> _Goal of the exercise_:
Go through the data and copy every line exactly, but not the images.

> _Supplied material_:
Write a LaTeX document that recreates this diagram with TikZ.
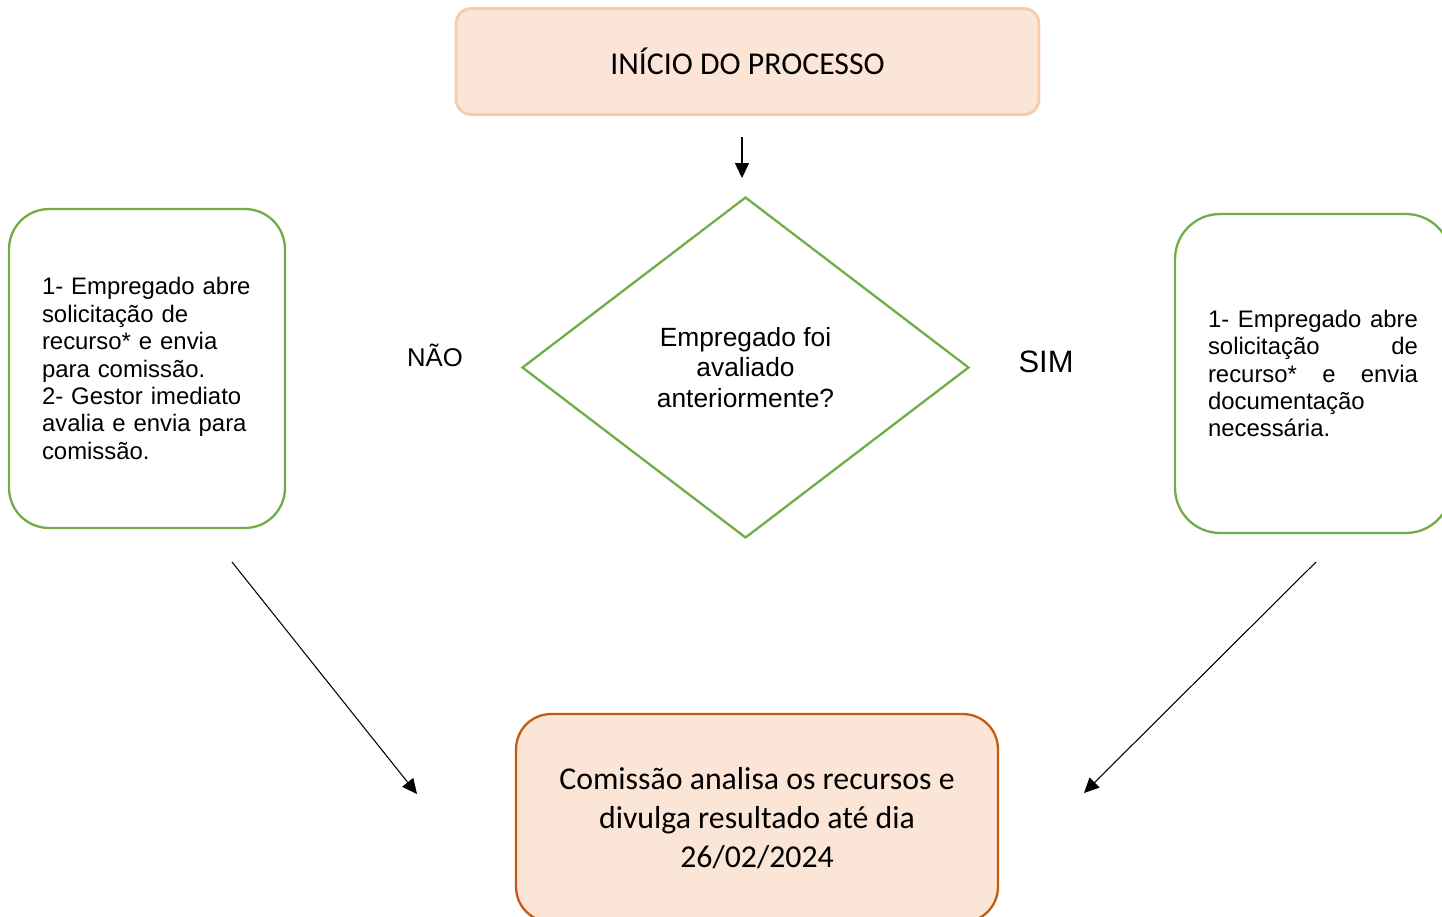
\documentclass[tikz,border=0pt]{standalone}
\usepackage{fontspec}
\setmainfont{Liberation Sans}
\newfontfamily\calibri{Carlito}
\usetikzlibrary{shapes.geometric,arrows.meta}
\definecolor{peach}{HTML}{FBE5D6}
\definecolor{peachline}{HTML}{F8CBAD}
\definecolor{rust}{HTML}{C55A11}
\definecolor{leaf}{HTML}{70AD47}

\begin{document}
\begin{tikzpicture}[x=0.02cm,y=-0.02cm,
  flow/.style={-{Triangle[length=8.5pt,width=8pt]},line width=0.6pt},
  stepbox/.style={draw=leaf,line width=1.3pt,minimum width=5.52cm,minimum height=6.38cm,inner sep=0pt,text width=4.2cm,font=\fontsize{13.6}{15.6}\selectfont},
  peachbox/.style={fill=peach,inner sep=0pt,align=center,font=\calibri\fontsize{18.1}{22.1}\selectfont}]
\clip (0,0) rectangle (1442,916);
% caixas
\node[peachbox,draw=peachline,line width=1.6pt,rounded corners=0.3cm,minimum width=11.66cm,minimum height=2.12cm] (inicio) at (747.5,61.5) {INÍCIO DO PROCESSO};
\node[draw=leaf,line width=1.3pt,shape=diamond,minimum width=8.94cm,minimum height=6.82cm,inner sep=0pt,align=center,font=\fontsize{15}{17.3}\selectfont] (avaliado) at (745.5,367.5) {Empregado foi\\avaliado\\anteriormente?};
\node[stepbox,rounded corners=0.8cm,align=left] (naobox) at (147,368.5) {1- Empregado abre\\solicitação de\\recurso* e envia\\para comissão.\\2- Gestor imediato\\avalia e envia para\\comissão.};
\node[stepbox,rounded corners=0.9cm,align=justify] (simbox) at (1313,373.5) {1- Empregado abre\linebreak solicitação de\linebreak recurso* e envia\linebreak documentação\linebreak necessária.};
\node[peachbox,draw=rust,line width=1.3pt,rounded corners=0.7cm,minimum width=9.64cm,minimum height=4.16cm] (comissao) at (757,818) {Comissão analisa os recursos e\\divulga resultado até dia\\26/02/2024};
% rotulos
\node[anchor=base,font=\fontsize{14.6}{16}\selectfont] (nao) at (435,366) {NÃO};
\node[anchor=base,font=\fontsize{17.6}{20}\selectfont] (sim) at (1046,372) {SIM};
% setas
\coordinate (t1) at (742,137);
\coordinate (t2) at (742,178);
\coordinate (l1) at (232,562);
\coordinate (l2) at (417,794);
\coordinate (r1) at (1316,562);
\coordinate (r2) at (1084,793);
\draw[flow] (t1) -- (t2);
\draw[flow] (l1) -- (l2);
\draw[flow] (r1) -- (r2);
\end{tikzpicture}
\end{document}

> _The response_:
Write a LaTeX document that recreates this diagram with TikZ.
\documentclass[tikz,border=0pt]{standalone}
\usepackage{fontspec}
\setmainfont{Liberation Sans}
\newfontfamily\calibri{Carlito}
\usetikzlibrary{shapes.geometric,arrows.meta}
\definecolor{peach}{HTML}{FBE5D6}
\definecolor{peachline}{HTML}{F8CBAD}
\definecolor{rust}{HTML}{C55A11}
\definecolor{leaf}{HTML}{70AD47}

\begin{document}
\begin{tikzpicture}[x=0.02cm,y=-0.02cm,
  flow/.style={-{Triangle[length=8.5pt,width=8pt]},line width=0.6pt},
  stepbox/.style={draw=leaf,line width=1.3pt,minimum width=5.52cm,minimum height=6.38cm,inner sep=0pt,text width=4.2cm,font=\fontsize{13.6}{15.6}\selectfont},
  peachbox/.style={fill=peach,inner sep=0pt,align=center,font=\calibri\fontsize{18.1}{22.1}\selectfont}]
\clip (0,0) rectangle (1442,916);
% caixas
\node[peachbox,draw=peachline,line width=1.6pt,rounded corners=0.3cm,minimum width=11.66cm,minimum height=2.12cm] (inicio) at (747.5,61.5) {INÍCIO DO PROCESSO};
\node[draw=leaf,line width=1.3pt,shape=diamond,minimum width=8.94cm,minimum height=6.82cm,inner sep=0pt,align=center,font=\fontsize{15}{17.3}\selectfont] (avaliado) at (745.5,367.5) {Empregado foi\\avaliado\\anteriormente?};
\node[stepbox,rounded corners=0.8cm,align=left] (naobox) at (147,368.5) {1- Empregado abre\\solicitação de\\recurso* e envia\\para comissão.\\2- Gestor imediato\\avalia e envia para\\comissão.};
\node[stepbox,rounded corners=0.9cm,align=justify] (simbox) at (1313,373.5) {1- Empregado abre\linebreak solicitação de\linebreak recurso* e envia\linebreak documentação\linebreak necessária.};
\node[peachbox,draw=rust,line width=1.3pt,rounded corners=0.7cm,minimum width=9.64cm,minimum height=4.16cm] (comissao) at (757,818) {Comissão analisa os recursos e\\divulga resultado até dia\\26/02/2024};
% rotulos
\node[anchor=base,font=\fontsize{14.6}{16}\selectfont] (nao) at (435,366) {NÃO};
\node[anchor=base,font=\fontsize{17.6}{20}\selectfont] (sim) at (1046,372) {SIM};
% setas
\coordinate (t1) at (742,137);
\coordinate (t2) at (742,178);
\coordinate (l1) at (232,562);
\coordinate (l2) at (417,794);
\coordinate (r1) at (1316,562);
\coordinate (r2) at (1084,793);
\draw[flow] (t1) -- (t2);
\draw[flow] (l1) -- (l2);
\draw[flow] (r1) -- (r2);
\end{tikzpicture}
\end{document}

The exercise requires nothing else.